Messages not delivered pt. 3
[01/09/21] welcome to september. didn't realize if i wrote an unimportant and stupid mail for almost three months. i will certainly cringing over this mail weeks or months later. aight, well today, nothing big actually happened. i just felt envy with my friends progression. like how umm... if i tell you this then i will doxed this person. basically they did well. meanwhile me, still grinding for my ideas to be fully implemented. i'm taking sociology mayor next-next year. was bout to choose psychology because i wanna know more about human emotions, but then i thought what i understand right now is pretty much subjective. and i don't like going technical to diagnose someone. it's a dead end right there. hence i be better at socio. i guess i'm more comfort with learning people in general.
[13/09/21] F*CK. BROKE MY HEART TONIGHT. duh it's been a while since i've felt this way. quite numb. and funny how someone like me is overly sensitive now. i believe i can't force anything to be what i want. it's understandable. think i might puke tho.

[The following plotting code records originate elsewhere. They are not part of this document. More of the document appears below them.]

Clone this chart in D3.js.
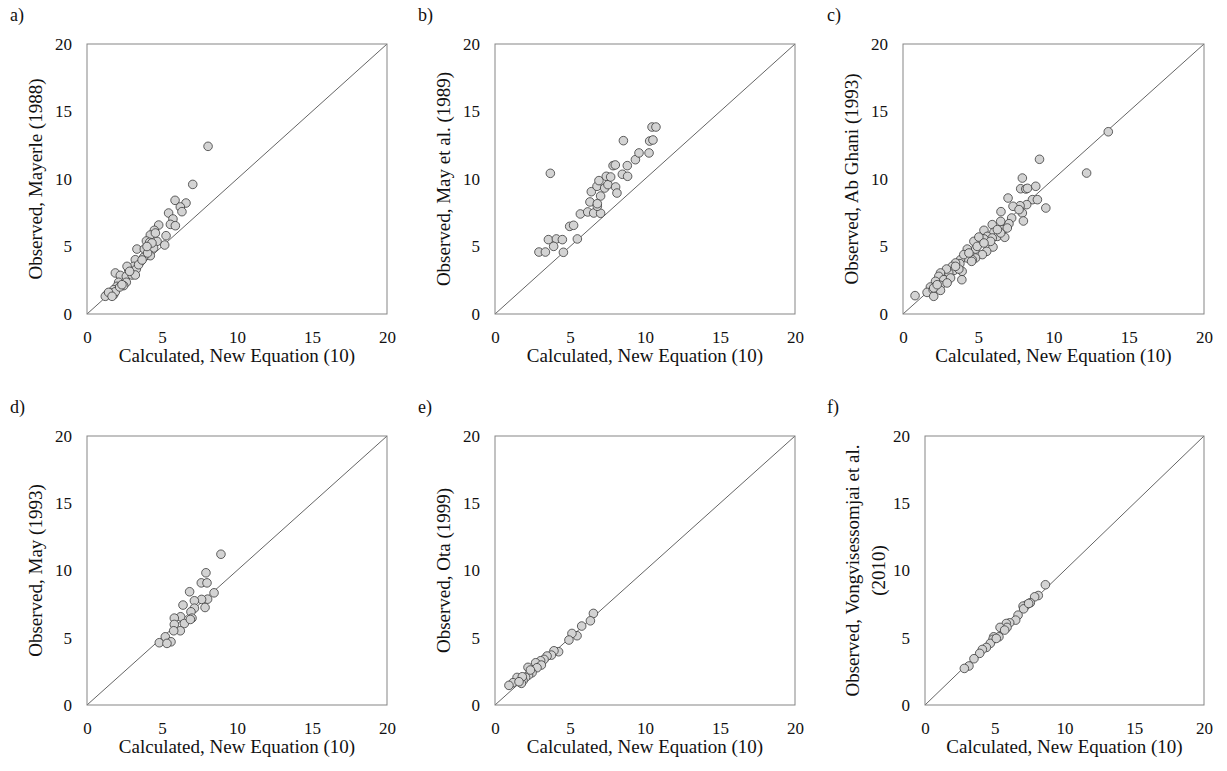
<!DOCTYPE html>
<html>
<head>
<meta charset="utf-8">
<script src="https://cdn.jsdelivr.net/npm/d3@7"></script>
<style>
    body { margin: 0; background: #fff; }
    svg text { font-family: 'Liberation Serif', 'Times New Roman', Times, 'DejaVu Serif', serif !important; }
</style>
</head>
<body>
<div id="chart"></div>
<script>
// tick values shared by every panel
var ticks = [0, 5, 10, 15, 20];
var xTitle = "Calculated, New Equation (10)";

// a) Mayerle (1988)
var mayerleCalc = [8.07, 7.05, 5.87, 6.6, 6.22, 6.33, 5.44, 5.73, 5.56, 5.89, 4.78, 4.49, 5.27, 5.18, 4.22, 3.96, 4.18, 4.67,
    3.33, 3.82, 4.44, 4.22, 3.78, 3.56, 3.22, 3.11, 2.78, 3.29, 2.67, 1.89, 2.22, 2.62, 3.0, 3.22, 2.11, 2.62, 2.44, 2.0,
    1.78, 1.56, 1.33, 1.22, 1.78, 1.89, 1.44, 1.67, 2.18, 2.33, 2.84, 3.44, 3.67, 4.04, 4.33, 4.0, 4.56];
var mayerleObs = [12.42, 9.6, 8.42, 8.22, 7.93, 7.58, 7.48, 7.04, 6.64, 6.54, 6.59, 6.2, 5.8, 5.11, 5.85, 5.41, 5.31, 5.38,
    4.81, 4.81, 4.89, 4.32, 4.2, 3.88, 4.02, 3.53, 3.28, 3.33, 3.53, 3.04, 2.86, 2.79, 2.89, 2.89, 2.35, 2.35, 2.1, 2.05,
    1.8, 1.56, 1.43, 1.31, 1.43, 1.65, 1.6, 1.31, 2.0, 2.17, 3.16, 3.65, 4.0, 4.52, 5.26, 5.0, 6.0];

// b) May et al. (1989)
var may1989Calc = [3.69, 2.93, 3.36, 3.56, 4.09, 3.91, 4.49, 4.56, 5.49, 4.98, 5.24, 5.69, 6.18, 6.58, 7.04, 6.33, 6.82, 7.04,
    6.42, 6.8, 6.93, 7.31, 7.53, 7.42, 7.71, 8.04, 8.13, 7.87, 8.02, 8.49, 8.82, 8.84, 8.56, 9.36, 9.6, 10.27, 10.31, 10.53,
    10.47, 10.73, 6.82];
var may1989Obs = [10.42, 4.59, 4.59, 5.51, 5.56, 5.01, 5.51, 4.57, 5.56, 6.49, 6.57, 7.41, 7.56, 7.48, 7.46, 8.3, 7.98, 8.74,
    9.06, 9.46, 9.88, 9.33, 9.58, 10.2, 10.15, 9.41, 8.96, 10.99, 11.04, 10.35, 10.99, 10.2, 12.84, 11.43, 11.93, 11.93, 12.81, 12.89,
    13.85, 13.85, 8.17];

// c) Ab Ghani (1993)
var abGhaniCalc = [13.64, 12.2, 9.07, 7.93, 8.82, 7.82, 8.16, 8.27, 6.98, 8.6, 8.93, 9.49, 8.22, 7.78, 7.31, 7.93, 8.0, 6.51,
    7.22, 7.04, 6.49, 5.93, 6.64, 5.38, 6.04, 6.27, 6.76, 5.6, 5.93, 5.38, 4.71, 5.04, 5.98, 4.82, 5.56, 5.27, 4.27, 4.82,
    4.6, 4.27, 3.82, 3.78, 4.56, 3.49, 3.27, 3.93, 3.38, 3.91, 3.04, 2.89, 2.49, 2.38, 2.71, 3.16, 2.16, 2.49, 2.93, 1.82,
    1.6, 2.0, 2.04, 2.49, 2.04, 0.8, 3.71, 4.04, 4.38, 4.93, 5.82, 6.49, 6.93, 7.71, 6.27, 5.38, 3.49, 2.27];
var abGhaniObs = [13.5, 10.44, 11.46, 10.07, 9.46, 9.28, 9.26, 9.31, 8.59, 8.47, 8.47, 7.85, 8.1, 8.02, 7.98, 7.48, 6.89, 7.58,
    7.11, 6.69, 6.86, 6.62, 6.25, 6.2, 6.05, 5.75, 5.68, 5.75, 5.63, 5.56, 5.38, 5.7, 4.96, 4.81, 4.64, 4.4, 4.81, 4.15,
    4.02, 4.15, 4.02, 3.73, 3.9, 3.78, 3.53, 3.16, 3.23, 2.54, 3.04, 3.33, 3.04, 2.79, 2.54, 2.67, 2.42, 2.12, 2.3, 2.0,
    1.6, 1.8, 1.31, 1.75, 1.93, 1.36, 3.33, 4.4, 4.52, 5.01, 5.38, 6.0, 6.37, 7.73, 6.25, 5.26, 3.53, 2.17];

// d) May (1993)
var may1993Calc = [8.93, 7.93, 7.62, 8.0, 6.84, 8.47, 8.04, 7.64, 7.16, 6.4, 7.87, 7.16, 6.93, 7.0, 6.24, 5.82, 6.49, 5.82,
    6.22, 5.78, 4.82, 5.22, 5.6, 5.33, 6.89];
var may1993Obs = [11.21, 9.83, 9.08, 9.08, 8.42, 8.34, 7.87, 7.85, 7.75, 7.43, 7.25, 7.2, 6.93, 6.46, 6.56, 6.46, 6.06, 5.99,
    5.52, 5.52, 4.63, 5.07, 4.7, 4.58, 6.36];

// e) Ota (1999)
var otaCalc = [6.56, 6.36, 5.78, 5.47, 5.13, 4.93, 4.24, 3.93, 3.76, 3.47, 3.27, 3.04, 2.71, 3.09, 2.8, 2.2, 2.47, 2.24,
    2.04, 1.87, 1.76, 1.47, 1.82, 1.2, 0.93, 1.6, 2.36];
var otaObs = [6.81, 6.26, 5.87, 5.15, 5.32, 4.83, 3.96, 4.03, 3.71, 3.64, 3.39, 3.29, 3.14, 2.97, 2.77, 2.8, 2.4, 2.23,
    2.05, 1.81, 1.61, 2.05, 2.1, 1.66, 1.46, 1.73, 2.6];

// f) Vongvisessomjai et al. (2010)
var vongCalc = [8.63, 8.12, 7.86, 7.55, 7.26, 7.03, 7.07, 6.67, 6.5, 6.07, 5.83, 5.88, 5.38, 5.3, 4.92, 4.87, 4.68, 4.4,
    4.11, 3.92, 3.51, 3.15, 2.82, 5.71, 7.43, 5.11];
var vongObs = [8.94, 8.14, 8.04, 7.6, 7.43, 7.35, 7.15, 6.68, 6.31, 6.11, 6.06, 5.77, 5.77, 5.07, 5.07, 4.88, 4.58, 4.28,
    4.13, 3.84, 3.44, 2.9, 2.72, 5.57, 7.55, 4.95];

var panels = [
    { label: "a)", yTitle: ["Observed,  Mayerle (1988)"], xs: mayerleCalc, ys: mayerleObs, left: 87, top: 44, w: 300, h: 270 },
    { label: "b)", yTitle: ["Observed, May et al. (1989)"], xs: may1989Calc, ys: may1989Obs, left: 495, top: 44, w: 300, h: 270 },
    { label: "c)", yTitle: ["Observed, Ab Ghani (1993)"], xs: abGhaniCalc, ys: abGhaniObs, left: 903, top: 44, w: 301, h: 270 },
    { label: "d)", yTitle: ["Observed, May (1993)"], xs: may1993Calc, ys: may1993Obs, left: 87, top: 436, w: 300, h: 269 },
    { label: "e)", yTitle: ["Observed, Ota (1999)"], xs: otaCalc, ys: otaObs, left: 495, top: 436, w: 300, h: 269 },
    { label: "f)", yTitle: ["Observed, Vongvisessomjai et al.", "(2010)"], xs: vongCalc, ys: vongObs, left: 925, top: 436, w: 279, h: 269 }
];

var labelX = [10, 418, 827];

var svg = d3.select("#chart")
    .append("svg")
    .attr("width", 1227)
    .attr("height", 771);

svg.append("rect").attr("width", 1227).attr("height", 771).attr("fill", "#fff");

panels.forEach(function (p, i) {
    var x = d3.scaleLinear().domain([0, 20]).range([0, p.w]);
    var y = d3.scaleLinear().domain([0, 20]).range([p.h, 0]);

    // panel letter
    svg.append("text")
        .attr("x", labelX[i % 3])
        .attr("y", p.top - 23)
        .attr("font-size", 18)
        .attr("fill", "#111")
        .text(p.label);

    var g = svg.append("g")
        .attr("transform", `translate(${p.left},${p.top})`);

    // x axis
    var xAxis = g.append("g")
        .attr("transform", `translate(0,${p.h})`)
        .call(d3.axisBottom(x).tickValues(ticks).tickSize(0).tickPadding(17));
    // y axis
    var yAxis = g.append("g")
        .call(d3.axisLeft(y).tickValues(ticks).tickSize(0).tickPadding(15));

    [xAxis, yAxis].forEach(function (a) {
        a.attr("font-family", null);
        a.select(".domain").remove();
        a.selectAll("text")
            .attr("font-size", 17)
            .attr("fill", "#111");
    });

    // 1:1 line
    g.append("line")
        .attr("x1", x(0)).attr("y1", y(0))
        .attr("x2", x(20)).attr("y2", y(20))
        .attr("stroke", "#3c3c3c")
        .attr("stroke-width", 0.8);

    // points
    g.selectAll(".pt")
        .data(d3.range(p.xs.length))
        .enter()
        .append("circle")
        .attr("class", "pt")
        .attr("cx", (k) => x(p.xs[k]))
        .attr("cy", (k) => y(p.ys[k]))
        .attr("r", 4.3)
        .attr("fill", "#d3d3d3")
        .attr("stroke", "#3a3a3a")
        .attr("stroke-width", 0.8);

    // plot frame
    g.append("rect")
        .attr("width", p.w)
        .attr("height", p.h)
        .attr("fill", "none")
        .attr("stroke", "#858585")
        .attr("stroke-width", 1);

    // x title
    g.append("text")
        .attr("x", p.w / 2)
        .attr("y", p.h + 48)
        .attr("text-anchor", "middle")
        .attr("font-size", 19)
        .attr("fill", "#111")
        .text(xTitle);

    // y title (one or two lines)
    var n = p.yTitle.length;
    p.yTitle.forEach(function (line, j) {
        var bx = n === 1 ? -45 : (j === 0 ? -66 : -40);
        g.append("text")
            .attr("transform", `translate(${bx},${p.h / 2}) rotate(-90)`)
            .attr("text-anchor", "middle")
            .attr("font-size", 19)
            .attr("fill", "#111")
            .text(line);
    });
});
</script>
</body>
</html>
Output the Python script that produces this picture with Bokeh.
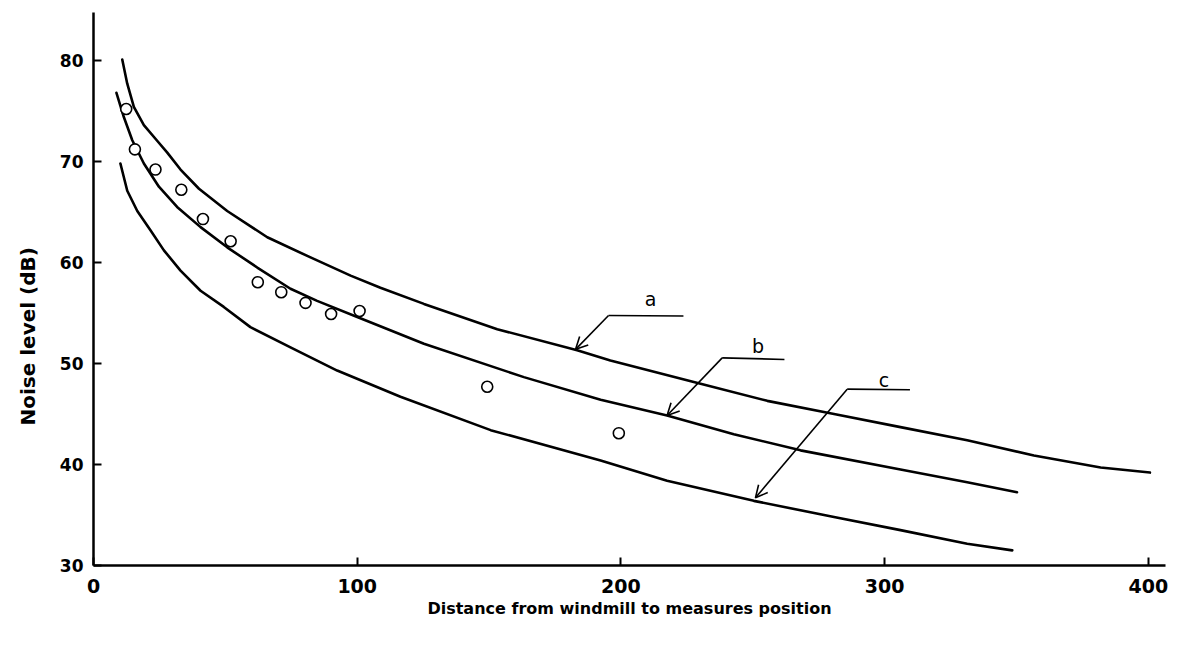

it's 3 am. couldn't sleep. still sad while also excited. because i have to attend offline school for the first time today, yay! prolly i will be lonely in a class for a moment. need an adaptation. hope everything goes well. i wrote my post reaction later.
back from school. it's lame. boring. but sure it does feel like an antidepressant. it relieves my stress for short amount of time. then here i am, back home, empty again.
[15/09/21] broke my phone during presentation in front of my class today. dude, i can't believe i'm that nervous talking with much larger audience. is it because i knew their name, but i don't know them. yea i mean that is possible. i don't know who to talk to in my class. but hey, like i said days before. i feel more comfortable to talk with strangers now, lol.
[27/09/21] i'm glad for folks that managed to had a better year than the last one. for me, 2021 is much worse than i previously thought. i'm sure no one knows when i skipped my class for a whole month. how many tendencies and how often i tried to kms myself or gone. which is understandable because i told no one. perhaps cus i knew they'll never come back. n still couldn't get around w familiar names familiar faces. it's so empty. i miss my braincells too. idk where they went but i already felt back to monke myself. i believe nothing will change for Q4 this year. tho been a quite ride. i enjoy every stunt i made for entire year. some ridiculously stupid and took a wrong turn. some i said quite fun and delicate. i hope none actually mad to me. and i really wanna stop ranting in my story. this is the last, i promise.